Extracted records:
________

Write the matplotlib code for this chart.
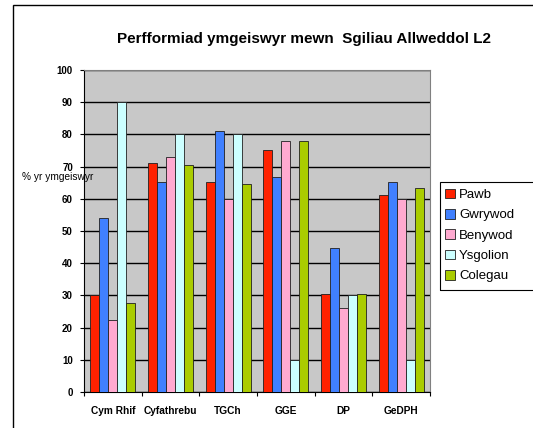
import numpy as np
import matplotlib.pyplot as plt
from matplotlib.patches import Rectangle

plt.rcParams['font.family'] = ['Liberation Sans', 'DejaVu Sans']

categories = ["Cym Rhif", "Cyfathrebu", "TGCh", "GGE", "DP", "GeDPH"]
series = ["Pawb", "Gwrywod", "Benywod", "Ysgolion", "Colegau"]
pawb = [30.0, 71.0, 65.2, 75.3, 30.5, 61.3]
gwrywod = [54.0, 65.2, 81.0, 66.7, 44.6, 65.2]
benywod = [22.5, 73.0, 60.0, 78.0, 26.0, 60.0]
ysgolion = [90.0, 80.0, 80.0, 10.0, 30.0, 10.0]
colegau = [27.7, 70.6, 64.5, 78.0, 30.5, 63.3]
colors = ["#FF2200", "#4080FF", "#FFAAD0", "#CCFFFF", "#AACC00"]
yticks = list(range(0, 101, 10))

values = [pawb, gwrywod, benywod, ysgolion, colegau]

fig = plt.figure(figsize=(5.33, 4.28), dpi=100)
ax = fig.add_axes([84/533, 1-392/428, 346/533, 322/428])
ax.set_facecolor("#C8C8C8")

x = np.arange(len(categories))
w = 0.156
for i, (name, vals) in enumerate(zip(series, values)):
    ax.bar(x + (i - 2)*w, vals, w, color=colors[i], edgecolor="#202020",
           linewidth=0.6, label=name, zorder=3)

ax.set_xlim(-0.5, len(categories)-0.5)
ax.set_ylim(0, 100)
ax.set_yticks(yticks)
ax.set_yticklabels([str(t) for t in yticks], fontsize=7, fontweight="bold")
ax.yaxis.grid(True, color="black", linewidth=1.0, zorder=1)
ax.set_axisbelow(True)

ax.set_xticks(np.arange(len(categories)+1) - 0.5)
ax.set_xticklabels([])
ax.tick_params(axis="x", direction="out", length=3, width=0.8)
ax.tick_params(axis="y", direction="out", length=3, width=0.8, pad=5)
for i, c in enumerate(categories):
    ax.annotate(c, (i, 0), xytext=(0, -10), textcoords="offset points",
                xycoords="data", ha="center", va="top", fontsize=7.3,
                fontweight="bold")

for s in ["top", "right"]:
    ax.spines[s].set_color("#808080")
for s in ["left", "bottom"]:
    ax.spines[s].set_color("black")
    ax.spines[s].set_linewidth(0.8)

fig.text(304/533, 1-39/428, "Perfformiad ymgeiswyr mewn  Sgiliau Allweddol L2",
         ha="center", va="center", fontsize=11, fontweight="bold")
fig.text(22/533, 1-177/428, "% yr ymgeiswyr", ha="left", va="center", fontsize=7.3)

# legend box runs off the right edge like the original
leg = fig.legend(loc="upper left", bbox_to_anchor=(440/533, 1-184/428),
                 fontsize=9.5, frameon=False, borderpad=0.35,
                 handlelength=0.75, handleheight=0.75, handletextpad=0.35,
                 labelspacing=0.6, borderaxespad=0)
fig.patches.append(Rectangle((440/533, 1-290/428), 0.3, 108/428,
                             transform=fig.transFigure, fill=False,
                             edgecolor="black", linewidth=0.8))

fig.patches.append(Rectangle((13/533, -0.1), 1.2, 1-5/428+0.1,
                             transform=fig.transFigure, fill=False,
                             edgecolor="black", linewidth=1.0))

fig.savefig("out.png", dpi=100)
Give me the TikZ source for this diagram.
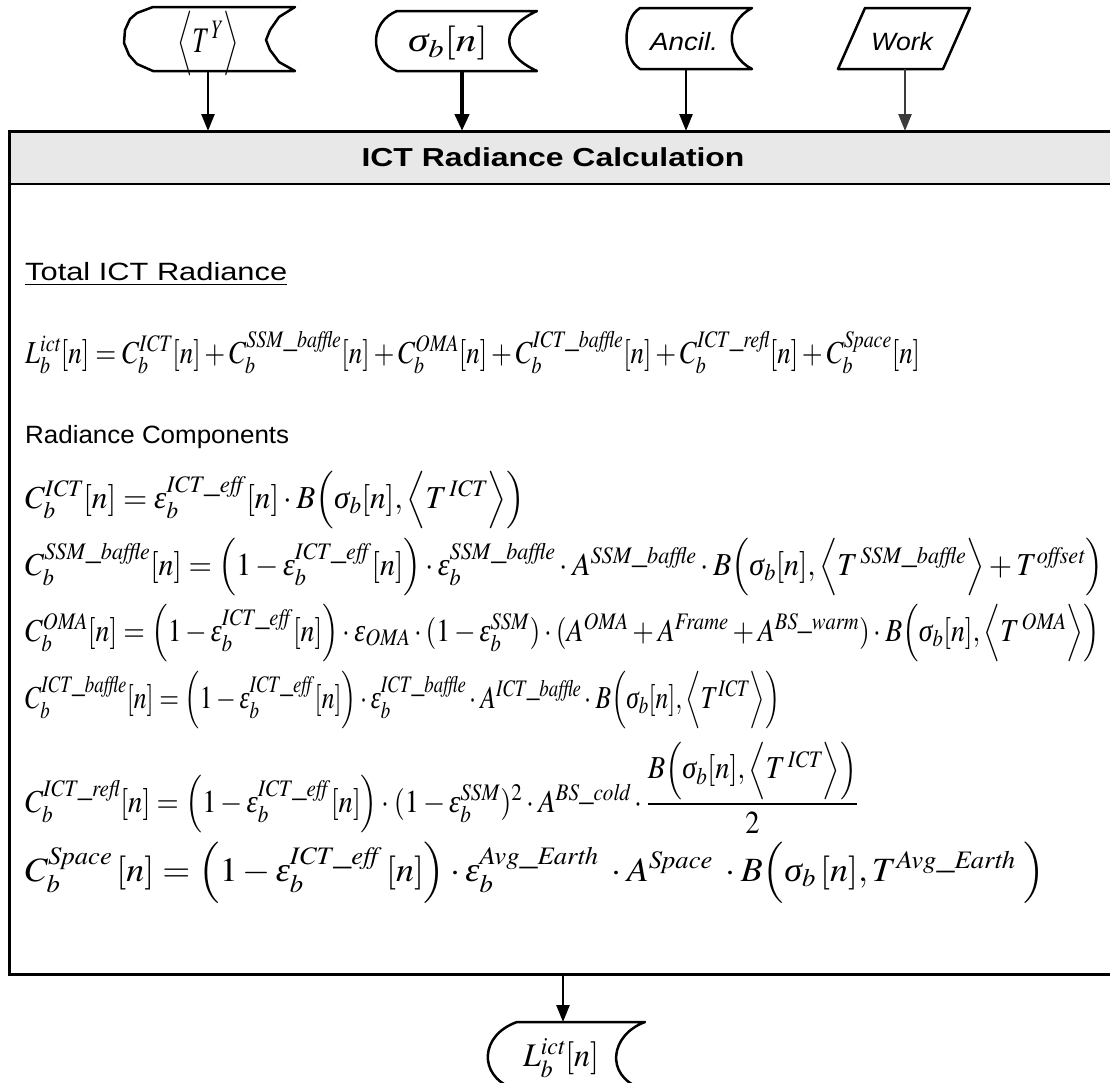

________

Each entry should be repeated exactly as it appears; the pictures stay out.

Write the matplotlib code for this chart.
import numpy as np
import matplotlib.pyplot as plt
from matplotlib.patches import Rectangle

plt.rcParams['font.family'] = ['Liberation Sans', 'DejaVu Sans']

categories = ["Cym Rhif", "Cyfathrebu", "TGCh", "GGE", "DP", "GeDPH"]
series = ["Pawb", "Gwrywod", "Benywod", "Ysgolion", "Colegau"]
pawb = [30.0, 71.0, 65.2, 75.3, 30.5, 61.3]
gwrywod = [54.0, 65.2, 81.0, 66.7, 44.6, 65.2]
benywod = [22.5, 73.0, 60.0, 78.0, 26.0, 60.0]
ysgolion = [90.0, 80.0, 80.0, 10.0, 30.0, 10.0]
colegau = [27.7, 70.6, 64.5, 78.0, 30.5, 63.3]
colors = ["#FF2200", "#4080FF", "#FFAAD0", "#CCFFFF", "#AACC00"]
yticks = list(range(0, 101, 10))

values = [pawb, gwrywod, benywod, ysgolion, colegau]

fig = plt.figure(figsize=(5.33, 4.28), dpi=100)
ax = fig.add_axes([84/533, 1-392/428, 346/533, 322/428])
ax.set_facecolor("#C8C8C8")

x = np.arange(len(categories))
w = 0.156
for i, (name, vals) in enumerate(zip(series, values)):
    ax.bar(x + (i - 2)*w, vals, w, color=colors[i], edgecolor="#202020",
           linewidth=0.6, label=name, zorder=3)

ax.set_xlim(-0.5, len(categories)-0.5)
ax.set_ylim(0, 100)
ax.set_yticks(yticks)
ax.set_yticklabels([str(t) for t in yticks], fontsize=7, fontweight="bold")
ax.yaxis.grid(True, color="black", linewidth=1.0, zorder=1)
ax.set_axisbelow(True)

ax.set_xticks(np.arange(len(categories)+1) - 0.5)
ax.set_xticklabels([])
ax.tick_params(axis="x", direction="out", length=3, width=0.8)
ax.tick_params(axis="y", direction="out", length=3, width=0.8, pad=5)
for i, c in enumerate(categories):
    ax.annotate(c, (i, 0), xytext=(0, -10), textcoords="offset points",
                xycoords="data", ha="center", va="top", fontsize=7.3,
                fontweight="bold")

for s in ["top", "right"]:
    ax.spines[s].set_color("#808080")
for s in ["left", "bottom"]:
    ax.spines[s].set_color("black")
    ax.spines[s].set_linewidth(0.8)

fig.text(304/533, 1-39/428, "Perfformiad ymgeiswyr mewn  Sgiliau Allweddol L2",
         ha="center", va="center", fontsize=11, fontweight="bold")
fig.text(22/533, 1-177/428, "% yr ymgeiswyr", ha="left", va="center", fontsize=7.3)

# legend box runs off the right edge like the original
leg = fig.legend(loc="upper left", bbox_to_anchor=(440/533, 1-184/428),
                 fontsize=9.5, frameon=False, borderpad=0.35,
                 handlelength=0.75, handleheight=0.75, handletextpad=0.35,
                 labelspacing=0.6, borderaxespad=0)
fig.patches.append(Rectangle((440/533, 1-290/428), 0.3, 108/428,
                             transform=fig.transFigure, fill=False,
                             edgecolor="black", linewidth=0.8))

fig.patches.append(Rectangle((13/533, -0.1), 1.2, 1-5/428+0.1,
                             transform=fig.transFigure, fill=False,
                             edgecolor="black", linewidth=1.0))

fig.savefig("out.png", dpi=100)
Give me the TikZ source for this diagram.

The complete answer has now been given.